With an eWallet like Apple Pay, your digital cards are a second means of accessing your accounts. To me, that's diversification. So if your phone breaks or is lost/stolen, in the time it takes you to resolve that, you simply go back to using the physical cards that you had stored safely at home. Driving home and getting your physical card is inconvenient, but I wouldn't qualify that as "you will be lost" (as I would when a physical card breaks or is lost). Since the PAN of the digital cards are different from your physical cards, the digital cards can be cancelled without any effect to your physical cards. Once your phone situation is resolved, you can immediately reenroll your physical cards (and again store them away safely at home) and start using the digital ones. There is no wait for your card issuer to physically ship you anything, because they don't have to.

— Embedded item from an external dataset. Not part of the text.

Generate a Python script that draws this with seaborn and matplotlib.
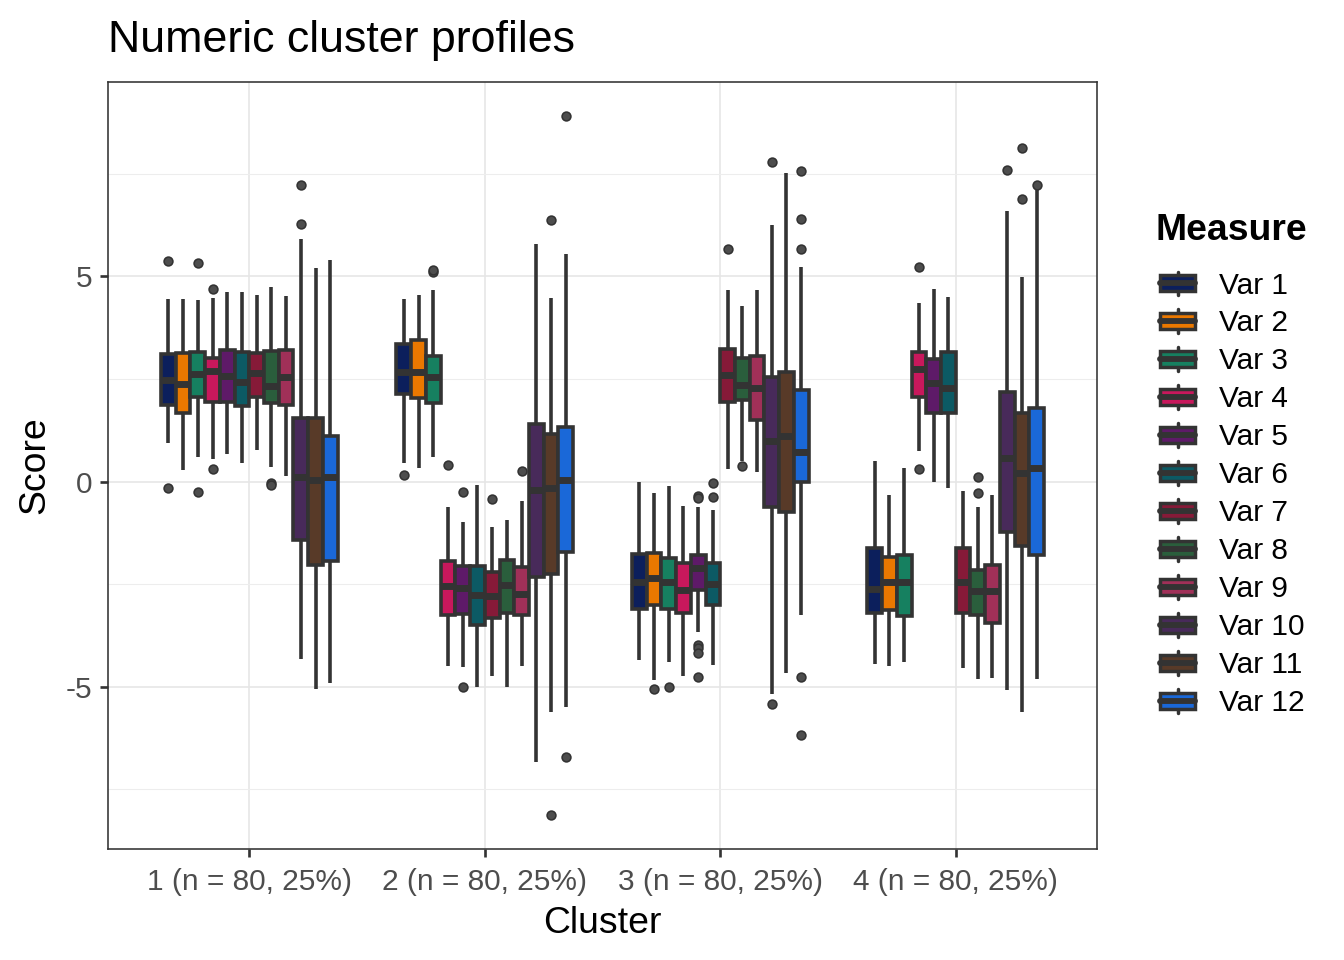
import pandas as pd
import matplotlib
matplotlib.use("Agg")
import matplotlib.pyplot as plt
import seaborn as sns
from matplotlib.legend_handler import HandlerBase
from matplotlib.patches import Rectangle, Patch
from matplotlib.lines import Line2D
from matplotlib.ticker import FixedLocator, MultipleLocator


CLUSTERS = ["1 (n = 80, 25%)", "2 (n = 80, 25%)", "3 (n = 80, 25%)", "4 (n = 80, 25%)"]
MEASURES = [f"Var {i}" for i in range(1, 13)]
COLORS = ["#0c1f5c", "#ea7800", "#168060", "#c8185c", "#5e1a68", "#0c5a64",
          "#861a38", "#2a5e3c", "#a03058", "#482a5a", "#583a28", "#1a68d8"]

# box summaries (one row per cluster, one column per measure)
WHISK_LO = [
    [0.95, 0.27, 0.60, 0.55, 0.67, 0.44, 0.77, 0.35, 0.14, -4.32, -5.06, -4.91],
    [0.45, 0.33, 0.59, -4.49, -4.53, -5.02, -4.73, -5.00, -4.49, -6.83, -5.63, -5.50],
    [-4.35, -4.84, -4.41, -4.73, -3.66, -4.47, 0.31, 0.50, 0.22, -5.18, -4.66, -3.25],
    [-4.46, -4.50, -4.39, 0.75, 0.00, -0.15, -4.54, -4.82, -4.78, -5.08, -5.63, -4.81],
]
Q1 = [
    [1.87, 1.67, 2.07, 1.95, 1.95, 1.84, 2.06, 1.91, 1.87, -1.42, -2.04, -1.95],
    [2.14, 2.03, 1.92, -3.25, -3.22, -3.50, -3.33, -3.21, -3.25, -2.33, -2.25, -1.73],
    [-3.11, -3.02, -3.10, -3.20, -2.65, -3.01, 1.95, 1.98, 1.50, -0.61, -0.75, 0.00],
    [-3.21, -3.13, -3.29, 2.05, 1.67, 1.68, -3.20, -3.25, -3.46, -1.22, -1.57, -1.79],
]
MEDIAN = [
    [2.47, 2.37, 2.63, 2.70, 2.58, 2.43, 2.65, 2.32, 2.55, 0.12, 0.04, 0.12],
    [2.67, 2.67, 2.54, -2.54, -2.60, -2.76, -2.80, -2.52, -2.74, -0.20, -0.16, 0.04],
    [-2.44, -2.36, -2.44, -2.64, -2.11, -2.50, 2.60, 2.36, 2.28, 0.98, 1.11, 0.71],
    [-2.62, -2.46, -2.44, 2.74, 2.40, 2.28, -2.46, -2.68, -2.68, 0.57, 0.20, 0.33],
]
Q3 = [
    [3.10, 3.13, 3.15, 3.00, 3.21, 3.15, 3.13, 3.19, 3.21, 1.56, 1.54, 1.11],
    [3.36, 3.46, 3.07, -1.93, -2.05, -2.07, -2.20, -1.91, -2.09, 1.39, 1.15, 1.33],
    [-1.76, -1.75, -1.87, -1.99, -1.80, -1.98, 3.24, 3.02, 3.05, 2.54, 2.67, 2.23],
    [-1.63, -1.85, -1.79, 3.15, 2.99, 3.15, -1.63, -2.15, -2.03, 2.17, 1.68, 1.78],
]
WHISK_HI = [
    [4.44, 4.44, 4.42, 4.48, 4.61, 4.63, 4.54, 4.73, 4.53, 5.90, 5.20, 5.41],
    [4.46, 4.54, 4.66, -0.63, -0.98, -0.08, -1.10, -0.95, -0.47, 5.78, 4.48, 5.54],
    [0.00, -0.28, -0.12, -0.59, -0.63, -0.69, 4.67, 4.29, 4.67, 6.26, 7.52, 5.24],
    [0.51, -0.33, 0.34, 4.35, 4.70, 4.51, -0.23, -0.61, -0.33, 6.59, 4.98, 7.10],
]
# outlying points, keyed by (cluster, measure)
OUTLIERS = {
    (0, 0): [5.37, -0.15], (0, 2): [5.33, -0.26], (0, 3): [4.69, 0.30],
    (0, 7): [-0.03, -0.08], (0, 9): [6.27, 7.22],
    (1, 0): [0.15], (1, 2): [5.11, 5.16], (1, 3): [0.41], (1, 4): [-0.25, -5.02],
    (1, 6): [-0.42], (1, 8): [0.25], (1, 10): [6.38, -8.13], (1, 11): [8.90, -6.72],
    (2, 1): [-5.07], (2, 2): [-5.02],
    (2, 4): [-0.35, -0.41, -3.98, -4.07, -4.19, -4.76], (2, 5): [-0.04, -0.37],
    (2, 6): [5.68], (2, 7): [0.37], (2, 9): [7.78, -5.42],
    (2, 11): [5.67, 6.40, 7.57, -4.76, -6.18],
    (3, 3): [5.23, 0.30], (3, 7): [0.10, -0.27], (3, 9): [7.59],
    (3, 10): [6.89, 8.13], (3, 11): [7.22],
}

INK = "#333333"


def build_frame():
    # repeat the summary values so the quartiles come out as read
    rows = []
    for c, cl in enumerate(CLUSTERS):
        for v, ms in enumerate(MEASURES):
            vals = ([WHISK_LO[c][v]] + [Q1[c][v]] * 10 + [MEDIAN[c][v]] * 7
                    + [Q3[c][v]] * 10 + [WHISK_HI[c][v]] + OUTLIERS.get((c, v), []))
            rows += [{"Cluster": cl, "Measure": ms, "Score": s} for s in vals]
    return pd.DataFrame(rows)


class BoxKey(HandlerBase):
    def create_artists(self, legend, orig_handle, xdescent, ydescent,
                       width, height, fontsize, trans):
        x0, y0 = -xdescent, -ydescent
        cx, cy = x0 + width / 2, y0 + height / 2
        bh = height * 0.6
        whisk = Line2D([cx, cx], [y0 + 0.06 * height, y0 + 0.94 * height],
                       color=INK, lw=1.3, transform=trans)
        box = Rectangle((x0, cy - bh / 2), width, bh, facecolor=orig_handle.get_facecolor(),
                        edgecolor=INK, lw=1.3, transform=trans)
        med = Line2D([x0, x0 + width], [cy, cy], color=INK, lw=2.2, transform=trans)
        return [whisk, box, med]


sns.set_style("white")
plt.rcParams["font.family"] = ["Liberation Sans", "DejaVu Sans"]
plt.rcParams["axes.unicode_minus"] = False
plt.rcParams["text.color"] = "black"
plt.rcParams["axes.labelcolor"] = "black"

df = build_frame()

fig = plt.figure(figsize=(7, 5), dpi=192)
ax = fig.add_axes([0.0804, 0.1156, 0.7358, 0.799])

sns.boxplot(data=df, x="Cluster", y="Score", hue="Measure", order=CLUSTERS,
            hue_order=MEASURES, palette=COLORS, saturation=1, width=0.75, gap=0,
            linewidth=1.35, linecolor=INK, legend=False, ax=ax, showcaps=False,
            medianprops=dict(linewidth=2.6, color=INK),
            flierprops=dict(marker="o", markersize=3.3, markerfacecolor="#4d4d4d",
                            markeredgecolor=INK, markeredgewidth=0.6))

ax.set_xlim(-0.6, 3.6)
ax.set_ylim(-8.96, 9.74)
ax.yaxis.set_major_locator(FixedLocator([-5, 0, 5]))
ax.yaxis.set_minor_locator(MultipleLocator(2.5))
ax.set_axisbelow(True)
ax.grid(True, which="major", color="#e6e6e6", lw=0.6)
ax.grid(True, which="minor", axis="y", color="#ededed", lw=0.4)
ax.xaxis.grid(True, which="major", color="#e6e6e6", lw=0.6)
for sp in ax.spines.values():
    sp.set_visible(True)
    sp.set_color(INK)
    sp.set_linewidth(0.6)

ax.tick_params(axis="both", which="major", length=3, width=1.0, color=INK,
               labelsize=11.2, labelcolor="#4d4d4d", pad=3, bottom=True, left=True)
ax.tick_params(axis="x", which="major", pad=4)
ax.tick_params(axis="y", which="minor", length=0)
ax.set_xlabel("Cluster", fontsize=14, labelpad=4)
ax.set_ylabel("Score", fontsize=14, labelpad=5)

fig.text(0.0804, 0.958, "Numeric cluster profiles", fontsize=16.8, ha="left", va="center")
fig.text(0.8594, 0.7594, "Measure", fontsize=14, fontweight="bold", ha="left", va="center")

handles = [Patch(facecolor=c) for c in COLORS]
leg = fig.legend(handles, MEASURES, handler_map={Patch: BoxKey()},
                 loc="upper left", bbox_to_anchor=(0.852, 0.7344), frameon=False,
                 fontsize=11.2, handlelength=1.18, handleheight=1.0, handletextpad=0.8,
                 labelspacing=0.28, borderpad=0)

fig.savefig("out.png", dpi=192)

And FWIW, my OP to you was referring to Apple Wallet Passes, not Apple Pay. If my iPhone craps out and I'm unable to produce my Wegman's frequent shopper card, or AAA card if I need road side assistance, etc, etc, etc, there are easy ways to get around them without even having to drive home and get the redundant physical card. Having the Apple Wallet Pass just makes those processes faster.


First, As the apple wallet is nothing than a copy of your physical card I doubt that you can at the same time report your lost or stolen non-physical CC (=apple wallet) and at the same time still use them in a physical way (=physical CC). So the apple wallet cannot be a redundant security at all. Just the opposite: if you loose ot it gets stolen, younhave to block the whole iphone for security reasons.,

Second, if your wallet falls to the ground by accident you just take it back in your hands - but your iPhone might be broken.
This is far more often the case than wallets being stolen. Surely 100-1000 times mor often. So far for real-life risk.

Third,
Even a wallet falling will much less often be the case than a phone falling because you never will communicate with a wallet or surf with your wallet in the internet or hear music while jogging and so in...
 
First, As the apple wallet is nothing than a copy of your physical card I doubt that you can at the same time report your lost or stolen non-physical CC (=apple wallet) and at the same time still use them in a physical way (=physical CC). So the apple wallet cannot be a redundant security at all. Just the opposite: if you loose ot it gets stolen, younhave to block the whole iphone for security reasons.,

Second, if your wallet falls to the ground by accident you just take it back in your hands - but your iPhone might be broken.
This is far more often the case than wallets being stolen. Surely 100-1000 times mor often. So far for real-life risk.

Third,
Even a wallet falling will much less often be the case than a phone falling because you never will communicate with a wallet or surf with your wallet in the internet or hear music while jogging and so in...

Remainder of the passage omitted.